Ego is armour. Confidence is spine. One protects the self from the outside world; the other makes the outside world less threatening to begin with.

Ego isn't the enemy — but it needs to be known

Here's an important nuance: ego is not purely evil. It is, in many ways, a survival mechanism. The ego developed to protect us — to keep score, to maintain social standing, to push back when we are threatened. In small, conscious doses, it can even be useful fuel. The problem arises when it goes unconscious — when we stop noticing it, and it starts quietly running the show.

The antidote is not to crush the ego, but to see it clearly. To catch yourself mid-action and ask: Am I doing this because it matters to me, or because I need it to matter to them? That question, held honestly, is one of the most clarifying you can ask.

Confidence is built, not proclaimed

Real confidence does not announce itself. It doesn't need to. It is built slowly — through hard things done well, through failure survived, through commitments kept quietly when no one asked you to. It is the accumulation of evidence, gathered privately, that you can trust yourself.

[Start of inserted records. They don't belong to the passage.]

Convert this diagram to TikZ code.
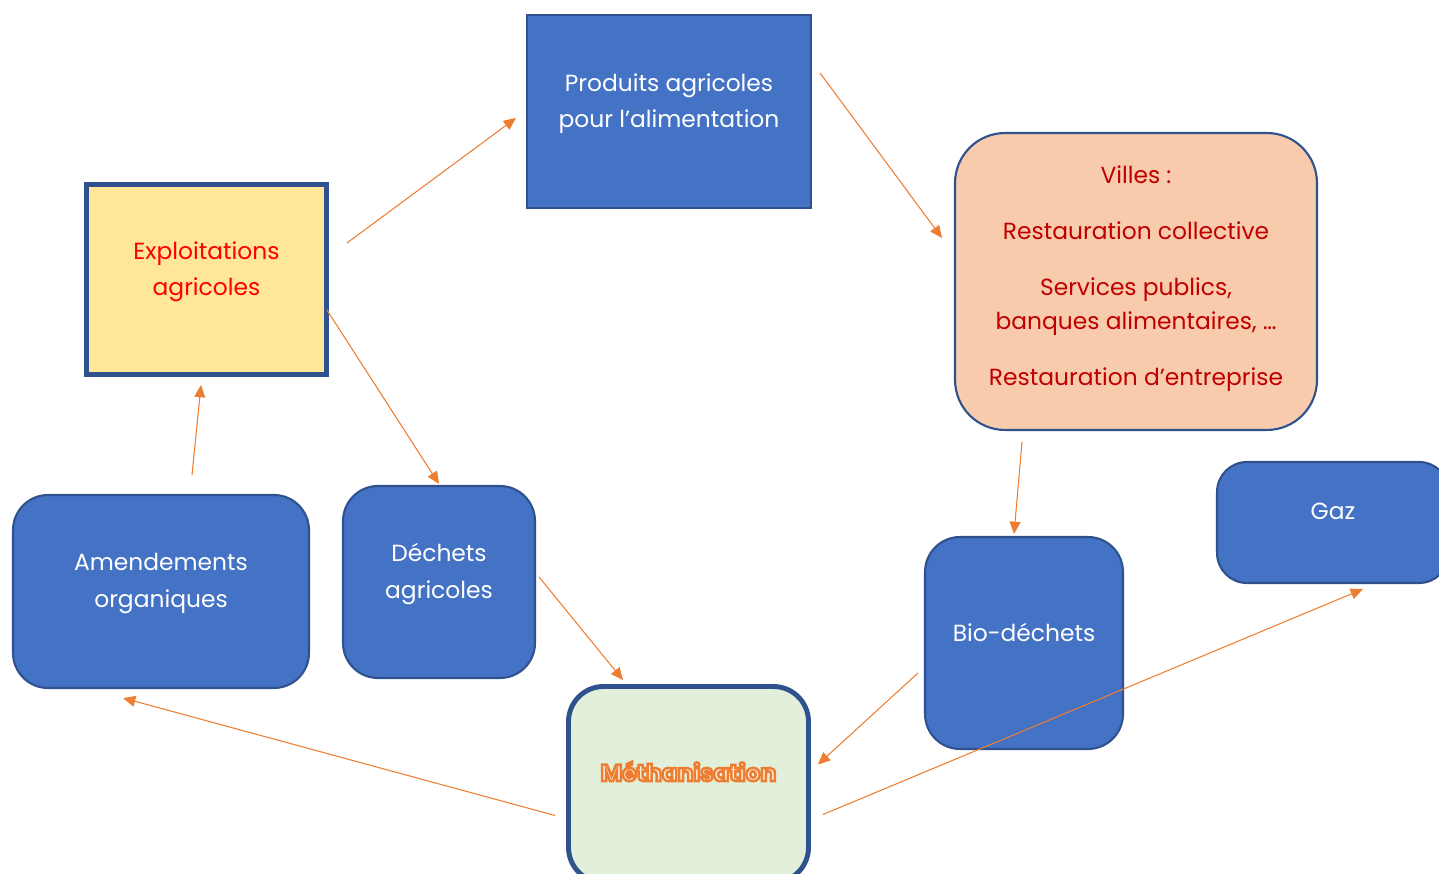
\documentclass[tikz,border=0pt]{standalone}
\usepackage{fontspec}
\setmainfont{Poppins}
\usetikzlibrary{arrows.meta, calc}
\definecolor{boxblue}{RGB}{68,114,196}
\definecolor{edgeblue}{RGB}{47,82,143}
\definecolor{flowor}{RGB}{237,125,49}
\definecolor{farmyellow}{RGB}{255,230,153}
\definecolor{cityrose}{RGB}{248,203,173}
\definecolor{cityred}{RGB}{192,0,0}
\definecolor{methgreen}{RGB}{226,239,218}

% outlined orange letters
\newcommand\hollowtext[1]{\special{pdf:literal direct 2 Tr 1.4 w 0.93 0.49 0.19 RG 1 0.93 0.88 rg}#1\special{pdf:literal direct 0 Tr}}

\tikzset{
  boxtext/.style={align=center, inner sep=0pt, text depth=12.5pt, font=\fontsize{13.3}{20.8}\selectfont},
  bluebox/.style={boxtext, draw=edgeblue, line width=1.2pt, fill=boxblue, text=white, rounded corners=0.7cm},
  flow/.style={draw=flowor, line width=0.6pt, -{Triangle[length=7pt,width=6.2pt]}},
}

\begin{document}
\begin{tikzpicture}[x=0.02cm, y=-0.02cm]
\useasboundingbox (0,0) rectangle (1439,874);

% Products and farms
\node[boxtext, draw=edgeblue, line width=1.2pt, fill=boxblue, text=white,
  minimum width=5.68cm, minimum height=3.86cm] (prod) at (669,111.5)
  {Produits agricoles\\pour l’alimentation};
\node[boxtext, draw=edgeblue, line width=2.8pt, fill=farmyellow, text=red,
  minimum width=4.8cm, minimum height=3.8cm] (expl) at (206.5,279.5)
  {Exploitations\\agricoles};

% Cities
\node[boxtext, draw=edgeblue, line width=1.2pt, fill=cityrose, text=cityred,
  rounded corners=1cm, minimum width=7.24cm, minimum height=5.94cm,
  text depth=7pt, font=\fontsize{13.3}{19.3}\selectfont] (villes) at (1136,281.5)
  {Villes :\\[12.5pt]Restauration collective\\[12.5pt]Services publics,\\banques alimentaires, …\\[12.5pt]Restauration d’entreprise};

% Blue boxes
\node[bluebox, minimum width=5.92cm, minimum height=3.86cm] (amend) at (161,591.5)
  {Amendements\\organiques};
\node[bluebox, minimum width=3.84cm, minimum height=3.84cm] (dech) at (439,582)
  {Déchets\\agricoles};
\node[bluebox, minimum width=3.96cm, minimum height=4.24cm] (bio) at (1024,643)
  {Bio-déchets};
\node[bluebox, rounded corners=0.6cm, minimum width=4.64cm, minimum height=2.42cm] (gaz) at (1333,522.5)
  {Gaz};

% Methanisation
\node[boxtext, draw=edgeblue, line width=2.8pt, fill=methgreen, rounded corners=0.7cm,
  text depth=15pt, font=\fontsize{13.3}{16}\selectfont\bfseries, text=flowor,
  minimum width=4.8cm, minimum height=3.92cm] (meth) at (688.5,784.5)
  {\hollowtext{Méthanisation}};

% Flows
\draw[flow] ($(expl.east)+(18,-36.5)$) -- ($(prod.west)+(-10,6.5)$);
\draw[flow] ($(prod.east)+(8,-38.5)$) -- ($(villes.west)+(-12,-43.5)$);
\draw[flow] ($(villes.south)+(-114,11)$) -- ($(bio.north)+(-10,-2)$);
\draw[flow] ($(expl.east)+(-2,30.5)$) -- ($(dech.north)+(0,-1)$);
\draw[flow] ($(dech.east)+(3,-5)$) -- ($(meth.north)+(-65.5,-4)$);
\draw[flow] ($(bio.west)+(-6,30)$) -- ($(meth.east)+(7,-20)$);
\draw[flow] ($(meth.east)+(12,30)$) -- ($(gaz.south)+(30,5)$);
\draw[flow] ($(meth.west)+(-11,31)$) -- ($(amend.south)+(-38,9)$);
\draw[flow] ($(amend.north)+(31,-19)$) -- ($(expl.south)+(-5.5,8)$);
\end{tikzpicture}
\end{document}
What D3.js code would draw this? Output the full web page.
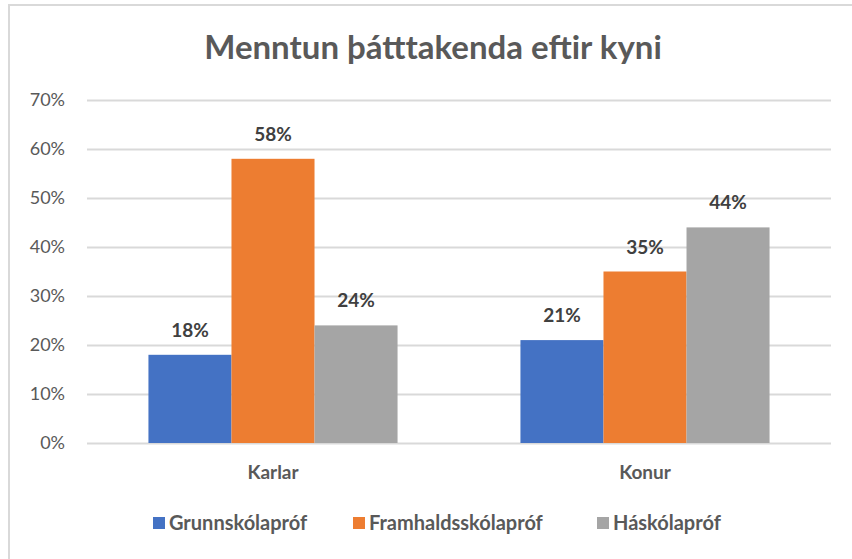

This is why boasting is almost always a sign of ego, not confidence. A truly confident person rarely feels the need to convince you of their capabilities — they already know, and your agreement, while perhaps pleasant, is not required. They're not trying to win you over. They're just showing up.

When you meet a truly confident person, you often feel calmer in their presence. There is no competition in the room. There is no invisible ranking. They aren't positioned against you. They are simply, fully, themselves — and that has a gravity to it that performance never quite achieves.

The goal, then, is not to appear confident. It is to quietly, persistently become someone whose sense of self does not depend on the room's approval — someone who can walk in knowing their own worth, and walk out the same way, whether the crowd agreed or not.